▽

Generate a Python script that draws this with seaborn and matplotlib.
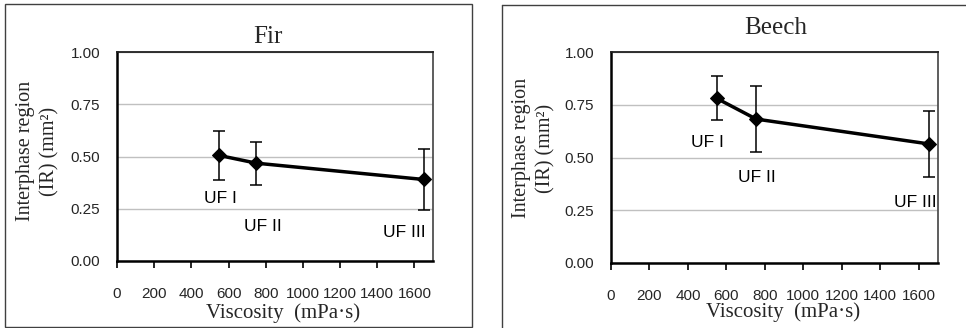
import matplotlib
matplotlib.use("Agg")
import matplotlib.pyplot as plt
import seaborn as sns
import pandas as pd
from matplotlib.patches import Rectangle
from matplotlib.lines import Line2D

# ---- data ----
resins = ["UF I", "UF II", "UF III"]
viscosity_fir = [550, 750, 1650]
ir_fir = [0.505, 0.468, 0.390]
err_fir = [0.119, 0.103, 0.147]

viscosity_beech = [550, 755, 1655]
ir_beech = [0.780, 0.682, 0.564]
err_beech = [0.104, 0.156, 0.158]

x_ticks = [0, 200, 400, 600, 800, 1000, 1200, 1400, 1600]
y_ticks = [0.00, 0.25, 0.50, 0.75, 1.00]
titles = ["Fir", "Beech"]

# label anchor points (data coords)
lab_fir_x = [559, 785, 1543]
lab_fir_y = [0.297, 0.163, 0.134]
lab_beech_x = [503, 760, 1584]
lab_beech_y = [0.573, 0.403, 0.289]

sns.set_theme(style="white")
serif = ["Liberation Serif", "DejaVu Serif"]
sans = ["Liberation Sans", "DejaVu Sans"]
plt.rcParams["font.family"] = sans

W, H = 966, 328
fig = plt.figure(figsize=(W / 100, H / 100), dpi=100)

def px_axes(l, r, t, b):
    return fig.add_axes([l / W, 1 - b / H, (r - l) / W, (b - t) / H])

ax1 = px_axes(117, 433, 52, 261)
ax2 = px_axes(611, 938, 52, 263)

# outer panel frames
fig.patches.append(Rectangle((5 / W, 1 / H), (472 - 5) / W, (324 - 1) / H,
                             transform=fig.transFigure, fill=False,
                             edgecolor="#404040", linewidth=1.0))
fig.lines.append(Line2D([502 / W, 502 / W], [0, 1 - 5 / H], transform=fig.transFigure,
                        color="#404040", linewidth=1.0))
fig.lines.append(Line2D([502 / W, 1.0], [1 - 5 / H, 1 - 5 / H], transform=fig.transFigure,
                        color="#404040", linewidth=1.0))

panels = [
    (ax1, viscosity_fir, ir_fir, err_fir, lab_fir_x, lab_fir_y, titles[0]),
    (ax2, viscosity_beech, ir_beech, err_beech, lab_beech_x, lab_beech_y, titles[1]),
]

for ax, xv, yv, ev, lx, ly, title in panels:
    df = pd.DataFrame({"x": xv, "y": yv, "resin": resins})
    ax.errorbar(df["x"], df["y"], yerr=ev, fmt="none", ecolor="black",
                elinewidth=1.1, capsize=4.5, capthick=1.1, zorder=3)
    sns.lineplot(data=df, x="x", y="y", ax=ax, color="black", linewidth=2.5,
                 marker="D", markersize=7.5, markeredgecolor="black",
                 markerfacecolor="black", zorder=4, sort=False)
    for name, tx, ty in zip(resins, lx, ly):
        ax.text(tx, ty, name, ha="center", va="center", fontsize=12.5,
                family=sans, color="black")

    ax.set_xlim(0, 1700)
    ax.set_ylim(0, 1.0)
    ax.set_xticks(x_ticks)
    ax.set_yticks(y_ticks)
    ax.set_xticklabels([str(v) for v in x_ticks], fontsize=11, family=sans)
    ax.set_yticklabels([f"{v:.2f}" for v in y_ticks], fontsize=11, family=sans)
    ax.tick_params(axis="x", direction="out", length=5, width=1.2, color="black",
                   pad=14, bottom=True)
    ax.tick_params(axis="y", which="major", length=0, pad=12)
    ax.set_yticks([0.0, 1.0], minor=True)
    ax.tick_params(axis="y", which="minor", direction="out", length=5, width=1.2,
                   color="black", left=True)

    ax.yaxis.grid(True, color="#c0c0c0", linewidth=1.0)
    ax.xaxis.grid(False)
    ax.set_axisbelow(True)
    for s in ["left", "bottom"]:
        ax.spines[s].set_color("black")
        ax.spines[s].set_linewidth(1.8)
    ax.spines["top"].set_color("#202020")
    ax.spines["top"].set_linewidth(1.3)
    ax.spines["right"].set_color("#505050")
    ax.spines["right"].set_linewidth(1.3)

    ax.set_xlabel("Viscosity  (mPa·s)", fontsize=15, family=serif, va="center")
    ax.set_ylabel("Interphase region\n(IR) (mm²)", fontsize=14.5, family=serif,
                  linespacing=1.35, va="center")

ax1.xaxis.set_label_coords((283 - 117) / (433 - 117), -(313 - 261) / (261 - 52))
ax2.xaxis.set_label_coords((783 - 611) / (938 - 611), -(312 - 263) / (263 - 52))
ax1.yaxis.set_label_coords(-(117 - 38) / (433 - 117), (261 - 151) / (261 - 52))
ax2.yaxis.set_label_coords(-(611 - 534) / (938 - 611), (263 - 148) / (263 - 52))

ax1.text((268 - 117) / (433 - 117), (261 - 37) / (261 - 52), titles[0],
         transform=ax1.transAxes, ha="center", va="center", fontsize=18, family=serif)
ax2.text((776 - 611) / (938 - 611), (263 - 28) / (263 - 52), titles[1],
         transform=ax2.transAxes, ha="center", va="center", fontsize=18, family=serif)

fig.savefig("out.png", dpi=100)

△

- **Aim**: Copy all the lines of data exactly as they appear, dropping any images.

- **Full answer**:
Generate a Python script that draws this with seaborn and matplotlib.
import matplotlib
matplotlib.use("Agg")
import matplotlib.pyplot as plt
import seaborn as sns
import pandas as pd
from matplotlib.patches import Rectangle
from matplotlib.lines import Line2D

# ---- data ----
resins = ["UF I", "UF II", "UF III"]
viscosity_fir = [550, 750, 1650]
ir_fir = [0.505, 0.468, 0.390]
err_fir = [0.119, 0.103, 0.147]

viscosity_beech = [550, 755, 1655]
ir_beech = [0.780, 0.682, 0.564]
err_beech = [0.104, 0.156, 0.158]

x_ticks = [0, 200, 400, 600, 800, 1000, 1200, 1400, 1600]
y_ticks = [0.00, 0.25, 0.50, 0.75, 1.00]
titles = ["Fir", "Beech"]

# label anchor points (data coords)
lab_fir_x = [559, 785, 1543]
lab_fir_y = [0.297, 0.163, 0.134]
lab_beech_x = [503, 760, 1584]
lab_beech_y = [0.573, 0.403, 0.289]

sns.set_theme(style="white")
serif = ["Liberation Serif", "DejaVu Serif"]
sans = ["Liberation Sans", "DejaVu Sans"]
plt.rcParams["font.family"] = sans

W, H = 966, 328
fig = plt.figure(figsize=(W / 100, H / 100), dpi=100)

def px_axes(l, r, t, b):
    return fig.add_axes([l / W, 1 - b / H, (r - l) / W, (b - t) / H])

ax1 = px_axes(117, 433, 52, 261)
ax2 = px_axes(611, 938, 52, 263)

# outer panel frames
fig.patches.append(Rectangle((5 / W, 1 / H), (472 - 5) / W, (324 - 1) / H,
                             transform=fig.transFigure, fill=False,
                             edgecolor="#404040", linewidth=1.0))
fig.lines.append(Line2D([502 / W, 502 / W], [0, 1 - 5 / H], transform=fig.transFigure,
                        color="#404040", linewidth=1.0))
fig.lines.append(Line2D([502 / W, 1.0], [1 - 5 / H, 1 - 5 / H], transform=fig.transFigure,
                        color="#404040", linewidth=1.0))

panels = [
    (ax1, viscosity_fir, ir_fir, err_fir, lab_fir_x, lab_fir_y, titles[0]),
    (ax2, viscosity_beech, ir_beech, err_beech, lab_beech_x, lab_beech_y, titles[1]),
]

for ax, xv, yv, ev, lx, ly, title in panels:
    df = pd.DataFrame({"x": xv, "y": yv, "resin": resins})
    ax.errorbar(df["x"], df["y"], yerr=ev, fmt="none", ecolor="black",
                elinewidth=1.1, capsize=4.5, capthick=1.1, zorder=3)
    sns.lineplot(data=df, x="x", y="y", ax=ax, color="black", linewidth=2.5,
                 marker="D", markersize=7.5, markeredgecolor="black",
                 markerfacecolor="black", zorder=4, sort=False)
    for name, tx, ty in zip(resins, lx, ly):
        ax.text(tx, ty, name, ha="center", va="center", fontsize=12.5,
                family=sans, color="black")

    ax.set_xlim(0, 1700)
    ax.set_ylim(0, 1.0)
    ax.set_xticks(x_ticks)
    ax.set_yticks(y_ticks)
    ax.set_xticklabels([str(v) for v in x_ticks], fontsize=11, family=sans)
    ax.set_yticklabels([f"{v:.2f}" for v in y_ticks], fontsize=11, family=sans)
    ax.tick_params(axis="x", direction="out", length=5, width=1.2, color="black",
                   pad=14, bottom=True)
    ax.tick_params(axis="y", which="major", length=0, pad=12)
    ax.set_yticks([0.0, 1.0], minor=True)
    ax.tick_params(axis="y", which="minor", direction="out", length=5, width=1.2,
                   color="black", left=True)

    ax.yaxis.grid(True, color="#c0c0c0", linewidth=1.0)
    ax.xaxis.grid(False)
    ax.set_axisbelow(True)
    for s in ["left", "bottom"]:
        ax.spines[s].set_color("black")
        ax.spines[s].set_linewidth(1.8)
    ax.spines["top"].set_color("#202020")
    ax.spines["top"].set_linewidth(1.3)
    ax.spines["right"].set_color("#505050")
    ax.spines["right"].set_linewidth(1.3)

    ax.set_xlabel("Viscosity  (mPa·s)", fontsize=15, family=serif, va="center")
    ax.set_ylabel("Interphase region\n(IR) (mm²)", fontsize=14.5, family=serif,
                  linespacing=1.35, va="center")

ax1.xaxis.set_label_coords((283 - 117) / (433 - 117), -(313 - 261) / (261 - 52))
ax2.xaxis.set_label_coords((783 - 611) / (938 - 611), -(312 - 263) / (263 - 52))
ax1.yaxis.set_label_coords(-(117 - 38) / (433 - 117), (261 - 151) / (261 - 52))
ax2.yaxis.set_label_coords(-(611 - 534) / (938 - 611), (263 - 148) / (263 - 52))

ax1.text((268 - 117) / (433 - 117), (261 - 37) / (261 - 52), titles[0],
         transform=ax1.transAxes, ha="center", va="center", fontsize=18, family=serif)
ax2.text((776 - 611) / (938 - 611), (263 - 28) / (263 - 52), titles[1],
         transform=ax2.transAxes, ha="center", va="center", fontsize=18, family=serif)

fig.savefig("out.png", dpi=100)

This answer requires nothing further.